Long time ago when I served as a branch president in a small servicemen's branch in Germany, we had a family in the branch whose father was an excommunicated member.  He was not in the military (we had both Army and Air Force personnel in the branch, but they were the only civilians).  As he had been exed before ever showing up in the branch, I didn't have any jurisdiction over him, ecclesiastically, so I didn't consider it my business to dig into his situation vis-a-vis the Church, but I came to know about it anyway.  He had been exed because he had embezzled tithing funds.  He still had his testimony, and still attended church with his family weekly.  His problem was that he couldn't be re-baptized until he paid back what he had stolen.  It was apparently a hefty amount, and it wasn't going to be paid back quickly.  

One reason why the church regards misuse of tithing funds so seriously is because it erodes confidence in the church in general, and confidence in how sacred funds are handled.  And can theoretically affect tithing faithfulness.  @10THAmendment's concerns are, even if I feel they are misplaced, evidence for the reality of the concern.

Let me bring up the matter of Eli and his sons (Old Testament time).  Eli's sons were priests, and did the office of receipt of sacrifice.  But they did it unrighteously, taking from the portion that was supposed to be the Lord's, instead of being satisfied with the portion that was allotted to them by the Law of Moses.  Eli did little about it except to fuss with them over it.  Eventually the Lord dealt with them personally, and with Eli, but one of the effects of their behavior (which involved not only fiscal malfeasance, but moral as well) was to cause the people of Israel to sin themselves.  I'm pretty sure that one of the effects would have been the refusal of some of the people to come forward to offer the required sacrifices, seeing how these were being treated unrighteously.  

22 ¶ Now Eli was very old, and heard all that his sons did unto all Israel; and how they lay with the women that assembled at the door of the tabernacle of the congregation.
23 And he said unto them, Why do ye such things? for I hear of your evil dealings by all this people.
24 Nay, my sons; for it is no good report that I hear: ye make the Lord’s people to transgress.
25 If one man sin against another, the judge shall judge him: but if a man sin against the Lord, who shall entreat for him?
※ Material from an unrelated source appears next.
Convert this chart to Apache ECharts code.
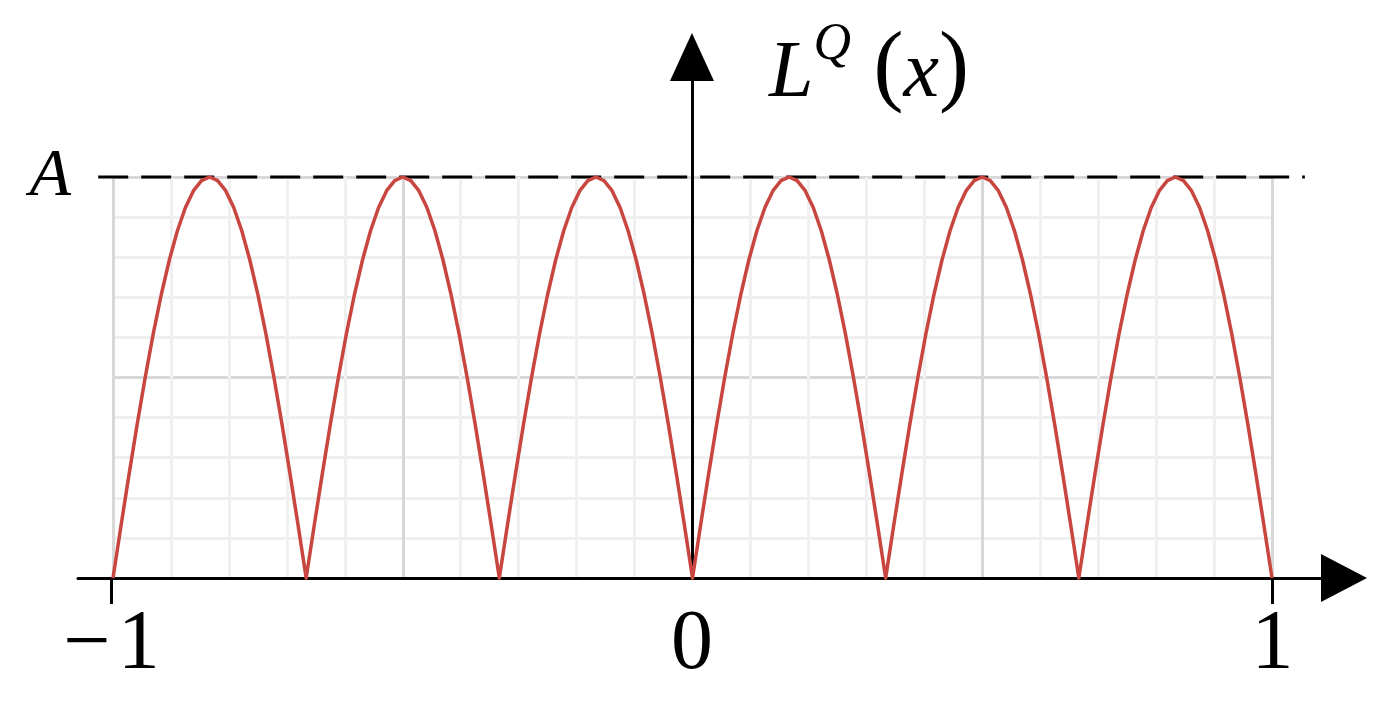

Notwithstanding they hearkened not unto the voice of their father, because the Lord would slay them. (1 Samuel 2)

The thing that concerns me is this: the Lord requires the sacrifice of tithing.  He will deal with his servants appointed to receive the sacrifice according to his will, as he treated Eli's sons, for the Lord sent a prophet to Eli who essentially gave him a last chance to rectify the situation by saying to him:

34 And this shall be a sign unto thee, that shall come upon thy two sons, on Hophni and Phinehas; in one day they shall die both of them.
35 And I will raise me up a faithful priest, that shall do according to that which is in mine heart and in my mind: and I will build him a sure house; and he shall walk before mine anointed for ever.

But at no time did the Lord say that if those appointed to receive the sacrifice should be untrustworthy, or misuse them, that this then relieved those obligated to make the sacrifice from making it.  The Law of Moses required those sacrifices to be made.  No exceptions.  And the sacrifice was to be made by entrusting it to those whom the Lord had designated it to go.
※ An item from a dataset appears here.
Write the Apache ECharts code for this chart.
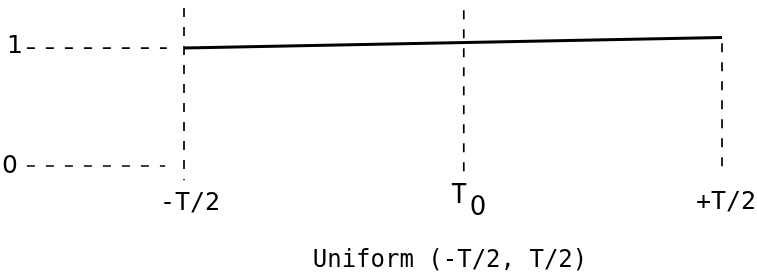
<!DOCTYPE html>
<html>
<head>
<meta charset="utf-8">
<title>Uniform (-T/2, T/2)</title>
<script src="https://cdn.jsdelivr.net/npm/echarts@6/dist/echarts.min.js"></script>
<style>
  html, body { margin: 0; padding: 0; background: #fff; }
  #chart { width: 757px; height: 276px; }
</style>
</head>
<body>
<div id="chart"></div>
<script>
// density line: uniform between -T/2 and +T/2 (scan is slightly tilted)
const densityX = [-0.5, 0.5];
const densityY = [1, 1.09];

// vertical guides at the x ticks
const tickX = [-0.5, 0.02, 0.5];
const tickLabels = ['{n|-T/2}', '{t|T}{s|0}', '{n|+T/2}'];
const guideTop = [1.34, 1.32, 1.04];
const guideBottom = [-0.12, -0.06, -0.02];

// horizontal guides at the y levels
const levels = [1, 0];
const levelLabels = ['{d|1}', '{d|0}'];
const levelStart = [-0.792, -0.792];
const levelEnd = [-0.532, -0.535];

const titleText = 'Uniform (-T/2, T/2)';

const MONO = 'DejaVu Sans Mono';
const SANS = 'DejaVu Sans';
const INK = '#000';

let chart = echarts.init(document.getElementById('chart'));

let series = [];

// solid density line
series.push({
  type: 'line',
  data: densityX.map((x, i) => [x, densityY[i]]),
  symbol: 'none',
  lineStyle: { color: INK, width: 3 },
  z: 5
});

// dashed vertical guides
tickX.forEach((x, i) => {
  series.push({
    type: 'line',
    data: [[x, guideTop[i]], [x, guideBottom[i]]],
    symbol: 'none',
    lineStyle: { color: INK, width: 1.7, type: [9, 10] }
  });
});

// dashed horizontal guides
levels.forEach((v, i) => {
  series.push({
    type: 'line',
    data: [[levelStart[i], v], [levelEnd[i], v]],
    symbol: 'none',
    lineStyle: { color: INK, width: 1.7, type: [8, 11] }
  });
});

chart.setOption({
  animation: false,
  backgroundColor: '#fff',
  title: {
    text: titleText,
    left: 445,
    top: 244,
    textAlign: 'center',
    textStyle: { fontFamily: MONO, fontSize: 24, fontWeight: 'normal', color: INK }
  },
  grid: { left: 0, right: 0, top: 0, bottom: 0 },
  xAxis: {
    type: 'value',
    min: -0.842,
    max: 0.565,
    show: false
  },
  yAxis: {
    type: 'value',
    min: -0.932,
    max: 1.407,
    show: false
  },
  series: series
});

// tick / level labels, placed through the grid's scales
function label(text, pos, dx, dy) {
  return {
    type: 'text',
    x: pos[0] + dx,
    y: pos[1] + dy,
    style: {
      text: text,
      fill: INK,
      fontFamily: MONO,
      fontSize: 25,
      align: 'center',
      verticalAlign: 'middle',
      rich: {
        n: { fontFamily: MONO, fontSize: 25, fill: INK },
        t: { fontFamily: MONO, fontSize: 26, fill: INK, padding: [0, 3, 10, 0] },
        s: { fontFamily: SANS, fontSize: 26, fill: INK, padding: [14, 0, 0, 0] },
        d: { fontFamily: SANS, fontSize: 25, fill: INK }
      }
    }
  };
}
const tickOffsets = [[6, 2], [5, 0], [4, 1]];
const levelOffsets = [[3, -2], [-2, 0]];
let graphics = [];
tickX.forEach((x, i) => {
  let p = chart.convertToPixel({ gridIndex: 0 }, [x, -0.3]);
  graphics.push(label(tickLabels[i], p, tickOffsets[i][0], tickOffsets[i][1]));
});
levels.forEach((v, i) => {
  let p = chart.convertToPixel({ gridIndex: 0 }, [-0.82, v]);
  graphics.push(label(levelLabels[i], p, levelOffsets[i][0], levelOffsets[i][1]));
});
chart.setOption({ graphic: graphics });
</script>
</body>
</html>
If there is to be such a concern for principle above all, it needs to be a concern over the true principle, which is obedience.  If you have a testimony of the authority of the Church of Jesus Christ of Latter-day Saints, then your obligation is to be honest with the Lord in your dealings as it pertains to tithing, and let Him deal with His servants as seemeth Him good.  

For some reason the Old Testament comes to mind again. 

In 1 Samuel 13 there was a war with the Philistines, and King Saul had arranged for the Prophet Samuel to come to offer a sacrifice before the battle.  But for some reason Samuel was delayed, and Saul, worried that the Philistines might arrive before the sacrifice could be made, decided to offer the sacrifice himself.  So he did, but shortly thereafter Samuel did arrive.  And he condemned Saul's action, proclaiming that he was now rejected from being King.  And why was that?  Disobedience, because Saul did not have ecclesiastical authority to offer a sacrifice.  And there's another problem in there, too.  He had in effect also misdirected that which was the Lord's into his own use.  It was not his right to decide that he knew better how to use that which was the Lord's property.

On another occasion, King Saul had been commanded to utterly destroy the kingdom of the Amalekites (1 Samuel 15), but instead saved the best of the cattle:

9 But Saul and the people spared Agag, and the best of the sheep, and of the oxen, and of the fatlings, and the lambs, and all that was good, and would not utterly destroy them: but every thing that was vile and refuse, that they destroyed utterly.

The Lord was displeased at this, and sent Samuel to proclaim Saul's kingship forfeit.  Saul's excuse for saving the best of the cattle was that he was going to sacrifice them to the Lord, but in reality (it seems) he was more concerned with the wealth that these cattle represented.  In response, Samuel told him that he was wrong:

22 And Samuel said, Hath the Lord as great delight in burnt offerings and sacrifices, as in obeying the voice of the Lord? Behold, to obey is better than sacrifice, and to hearken than the fat of rams.
23 For rebellion is as the sin of witchcraft, and stubbornness is as iniquity and idolatry. Because thou hast rejected the word of the Lord, he hath also rejected thee from being king.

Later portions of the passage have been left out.